2 June 2014

No More Pruning For You

Here’s my question. When do ‘cute little quirks’ stop being cute, and turn into full-blown middle-aged madness.

Yesterday I saw it in my Wingman’s eyes as he watched me prune a bush. There was neither judgement nor amusement, just the look of someone who had realised I probably shouldn’t be allowed to use a pair of pruning sheers.

My cute little quirk (problem) is that I hate stuff. I don’t think that there’s a name for people like me, but I consider myself to be an anti-hoarder, or the opposite of a packrat. I’m not nearly interesting enough to have my own reality sho, but it’s becoming a bit of an issue.

I can’t bear to have any non-essentials getting in my way. That goes for furniture, clothes, house wares, files, guests, make-up, words, and body hair. The only thing I like in excess is food and wine, and that’s because it’s temporary. Vacuuming? I can’t get enough of it. Same goes for weeding, getting unused contacts off my phone, and clipping my nails. If I can make it dissappear - I will!

It was sort of quirky and adorable when I had my first apartment. My friends would laugh about my minimalist approach to furnishing and the boxes of books I used as side table for almost a decade. Fast forward twenty years, and  my closet only has 36’ of hanging clothes. I can’t stand having clothing that hangs there for absolutely no reason. When I stop loving something, it has to go.  I also have a permanent donation bag on the go for the moment when something suddenly becomes loathsome. Every day is potential purge-o-rama.

I am particularly intolerant of anything that looks medical-y or bandage-y, and recently tore the house apart like a lunatic determined to get rid of reminders of illness. (This is slightly illogical since I have nipples coming up – but I’m anticipating a low maintenance recovery).

Buddha, and formerly round bush
At any point poor Jim might come home with a new something-or-other and place it timidly in front of me.  We both look at it. ‘Can you stand having it here?’ he asks.

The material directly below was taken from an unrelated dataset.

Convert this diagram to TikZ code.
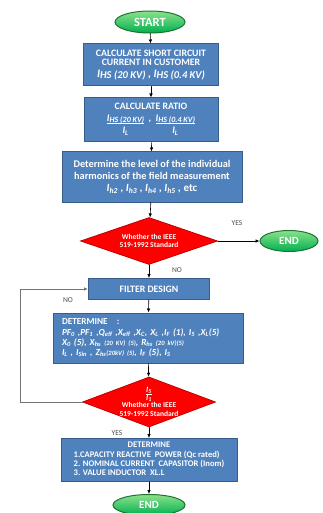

We look at each other and I counter with, ‘Do we need it?’ There is an uncomfortable silence as we each explore our levels of agitation.  And 8/10 times it goes back out the door. To me, the most beautiful sight in the world is a bare table, though flowers are okay.

This weekend I was enjoying cleaning up the small front garden. We have a jolly round yellow bush the size of a five year old, which had taken a beating over the winter. It was bulgy and misshapen and was leaning on my little Buddha. So I began my first foray into topiary. I cut of a few branches. And I cut of a few more. Delighted by the debulging,  I turned into Edward Scissorhands and began attacking the little bush in frenzy of blurred blades.  Every snip was wildly satisfying! I was so happy I could barely breath.

I was diving in for a final cut when a shadow fell over the bush and I looked up to see Jim standing over me. He stood for a moment with his hands on his hips. He looked at the once chubby bush, and I knew that what I had done no longer adorable. I’d crossed into madness territory, feeling thrilled and guilty all at the same time.  Jim looked at me as one might look at a child who’d just rubbed a bottle of ketchup into their hair.

‘Uh oh,’ he said, gently wrestling the sheers from my hands, ‘No more pruning for you.’

1 comment:

  1. the yellow bush is a variegated euonymus (or is that too much information to hold on to?). The good thing about information is there is ALWAYS room for more in the old brain. I walked my mother's garden with her the other day (one of her favourite things to do with me) and surprisingly, over the years I have learned the names of about 95% of what is there (and she just had an article about her garden written in the May newsletter of the garden club she belongs to!). The plant to the left, if you don't know already, is a hosta. Enjoy your garden, don't prune too much - it will grow back anyway!
    PS - nice to see a new posting - I've missed you!